#### AIM:
Print the records below exactly, starting at the first line and stopping after the line that contains "plt.rcParams['font.family'] = ['Liberation". Leave out any pictures.

-- START --

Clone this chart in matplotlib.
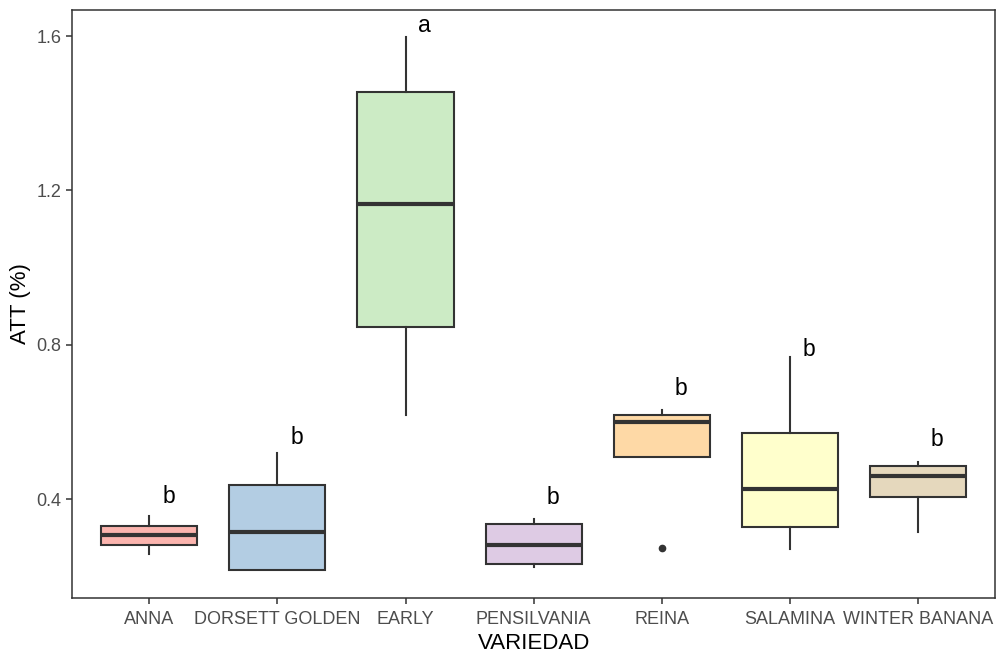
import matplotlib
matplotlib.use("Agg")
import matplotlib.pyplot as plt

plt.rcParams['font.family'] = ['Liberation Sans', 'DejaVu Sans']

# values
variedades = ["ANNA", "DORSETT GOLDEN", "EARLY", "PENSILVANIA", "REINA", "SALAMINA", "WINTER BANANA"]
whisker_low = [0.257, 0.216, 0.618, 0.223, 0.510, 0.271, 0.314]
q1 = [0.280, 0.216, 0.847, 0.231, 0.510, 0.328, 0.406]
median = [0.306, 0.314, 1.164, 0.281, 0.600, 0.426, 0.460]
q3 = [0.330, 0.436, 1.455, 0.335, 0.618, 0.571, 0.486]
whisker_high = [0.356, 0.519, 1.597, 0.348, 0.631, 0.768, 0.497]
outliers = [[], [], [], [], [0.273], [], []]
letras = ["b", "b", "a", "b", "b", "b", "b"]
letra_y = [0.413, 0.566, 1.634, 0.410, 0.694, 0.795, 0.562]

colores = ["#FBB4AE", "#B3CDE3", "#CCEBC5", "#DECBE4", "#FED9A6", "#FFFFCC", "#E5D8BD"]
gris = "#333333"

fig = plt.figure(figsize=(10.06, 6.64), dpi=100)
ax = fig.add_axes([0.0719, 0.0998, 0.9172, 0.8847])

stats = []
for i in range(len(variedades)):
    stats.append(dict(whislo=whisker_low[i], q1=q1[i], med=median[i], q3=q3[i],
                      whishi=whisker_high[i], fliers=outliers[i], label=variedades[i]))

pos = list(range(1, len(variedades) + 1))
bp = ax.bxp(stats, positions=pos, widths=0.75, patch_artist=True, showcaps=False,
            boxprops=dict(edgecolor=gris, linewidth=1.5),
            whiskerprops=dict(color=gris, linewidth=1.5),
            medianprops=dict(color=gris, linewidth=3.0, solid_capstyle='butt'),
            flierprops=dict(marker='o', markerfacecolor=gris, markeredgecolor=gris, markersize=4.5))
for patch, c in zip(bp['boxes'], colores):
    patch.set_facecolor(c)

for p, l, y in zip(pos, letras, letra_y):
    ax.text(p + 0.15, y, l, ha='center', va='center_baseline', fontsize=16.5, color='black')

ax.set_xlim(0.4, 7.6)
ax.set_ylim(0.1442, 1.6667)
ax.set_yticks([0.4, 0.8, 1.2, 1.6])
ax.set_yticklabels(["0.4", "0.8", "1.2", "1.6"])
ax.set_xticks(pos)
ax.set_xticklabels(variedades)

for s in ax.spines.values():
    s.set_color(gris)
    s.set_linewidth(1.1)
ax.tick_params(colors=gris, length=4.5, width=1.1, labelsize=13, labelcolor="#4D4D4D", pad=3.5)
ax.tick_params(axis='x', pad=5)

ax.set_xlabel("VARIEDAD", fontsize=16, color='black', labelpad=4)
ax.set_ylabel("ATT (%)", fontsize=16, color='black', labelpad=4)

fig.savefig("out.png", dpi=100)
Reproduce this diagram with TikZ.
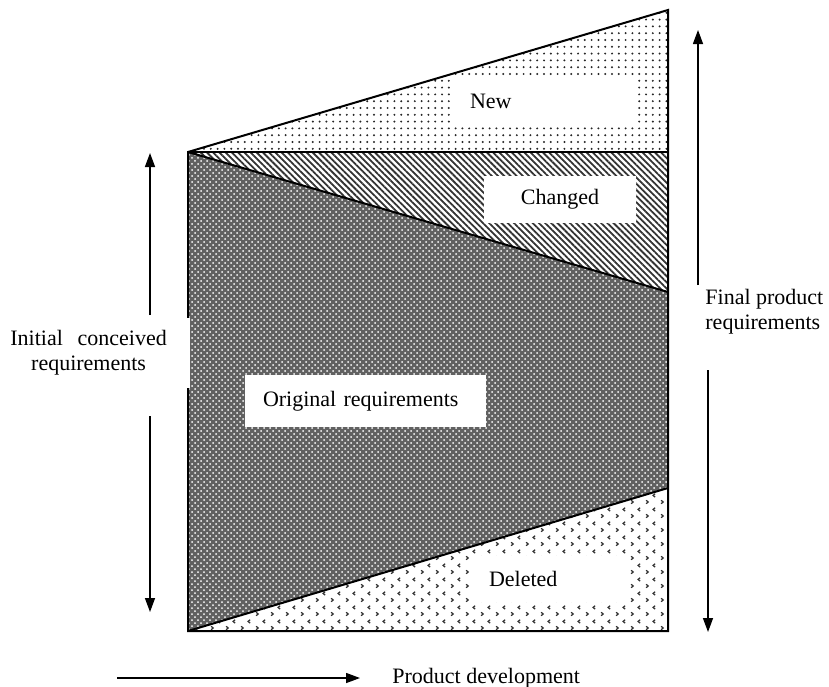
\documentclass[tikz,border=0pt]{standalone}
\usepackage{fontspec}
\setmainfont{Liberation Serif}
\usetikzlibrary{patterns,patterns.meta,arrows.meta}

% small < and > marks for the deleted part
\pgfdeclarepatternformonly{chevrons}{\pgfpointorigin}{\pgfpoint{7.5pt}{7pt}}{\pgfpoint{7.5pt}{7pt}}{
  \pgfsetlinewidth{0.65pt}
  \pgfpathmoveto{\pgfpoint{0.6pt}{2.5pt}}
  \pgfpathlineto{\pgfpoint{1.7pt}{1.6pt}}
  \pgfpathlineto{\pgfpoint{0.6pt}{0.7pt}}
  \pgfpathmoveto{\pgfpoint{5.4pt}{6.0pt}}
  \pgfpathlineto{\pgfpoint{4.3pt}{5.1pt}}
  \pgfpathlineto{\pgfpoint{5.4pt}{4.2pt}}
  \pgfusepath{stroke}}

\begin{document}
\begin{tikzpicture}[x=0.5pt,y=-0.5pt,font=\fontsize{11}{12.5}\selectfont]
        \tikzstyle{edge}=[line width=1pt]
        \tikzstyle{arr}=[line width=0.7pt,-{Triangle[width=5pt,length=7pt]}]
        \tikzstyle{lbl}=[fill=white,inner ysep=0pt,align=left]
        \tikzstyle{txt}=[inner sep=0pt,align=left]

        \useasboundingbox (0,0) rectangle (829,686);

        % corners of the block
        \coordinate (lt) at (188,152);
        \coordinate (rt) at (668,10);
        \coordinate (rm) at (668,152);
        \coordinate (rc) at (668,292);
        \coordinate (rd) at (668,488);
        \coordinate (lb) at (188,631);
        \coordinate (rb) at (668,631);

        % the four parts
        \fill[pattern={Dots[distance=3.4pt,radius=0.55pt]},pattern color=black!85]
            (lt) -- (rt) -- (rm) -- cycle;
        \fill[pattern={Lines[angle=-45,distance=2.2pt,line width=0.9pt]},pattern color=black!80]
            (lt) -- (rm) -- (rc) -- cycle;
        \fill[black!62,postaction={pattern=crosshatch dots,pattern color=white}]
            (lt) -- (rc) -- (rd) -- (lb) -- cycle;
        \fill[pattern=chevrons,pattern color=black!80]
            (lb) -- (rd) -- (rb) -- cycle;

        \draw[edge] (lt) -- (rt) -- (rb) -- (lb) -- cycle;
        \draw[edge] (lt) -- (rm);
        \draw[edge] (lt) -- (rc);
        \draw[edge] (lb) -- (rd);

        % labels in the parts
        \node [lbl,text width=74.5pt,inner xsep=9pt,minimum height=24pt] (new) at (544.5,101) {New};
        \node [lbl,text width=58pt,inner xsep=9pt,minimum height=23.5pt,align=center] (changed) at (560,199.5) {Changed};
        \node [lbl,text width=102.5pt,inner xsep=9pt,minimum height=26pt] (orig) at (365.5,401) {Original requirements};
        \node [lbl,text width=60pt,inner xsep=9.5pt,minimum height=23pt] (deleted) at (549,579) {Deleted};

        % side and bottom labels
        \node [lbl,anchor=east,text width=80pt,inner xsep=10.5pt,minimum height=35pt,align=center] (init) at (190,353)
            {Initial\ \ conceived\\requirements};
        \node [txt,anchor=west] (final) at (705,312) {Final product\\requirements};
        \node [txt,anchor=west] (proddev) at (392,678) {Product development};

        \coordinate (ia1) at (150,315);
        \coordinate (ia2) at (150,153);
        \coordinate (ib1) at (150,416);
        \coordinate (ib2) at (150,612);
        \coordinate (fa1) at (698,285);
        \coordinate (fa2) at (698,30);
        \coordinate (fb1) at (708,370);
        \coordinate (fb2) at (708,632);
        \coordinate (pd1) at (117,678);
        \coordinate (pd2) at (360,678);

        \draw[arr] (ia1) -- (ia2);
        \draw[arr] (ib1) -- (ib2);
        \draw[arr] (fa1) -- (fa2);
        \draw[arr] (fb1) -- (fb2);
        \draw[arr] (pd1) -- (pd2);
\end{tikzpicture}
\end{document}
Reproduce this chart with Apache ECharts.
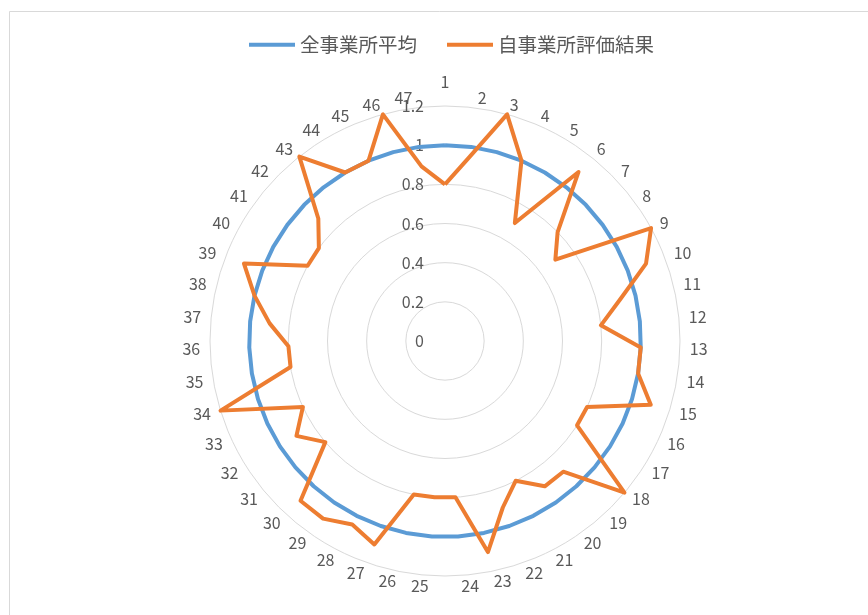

-- END --

#### SOLUTION BELOW:
Clone this chart in matplotlib.
import matplotlib
matplotlib.use("Agg")
import matplotlib.pyplot as plt

plt.rcParams['font.family'] = ['Liberation Sans', 'DejaVu Sans']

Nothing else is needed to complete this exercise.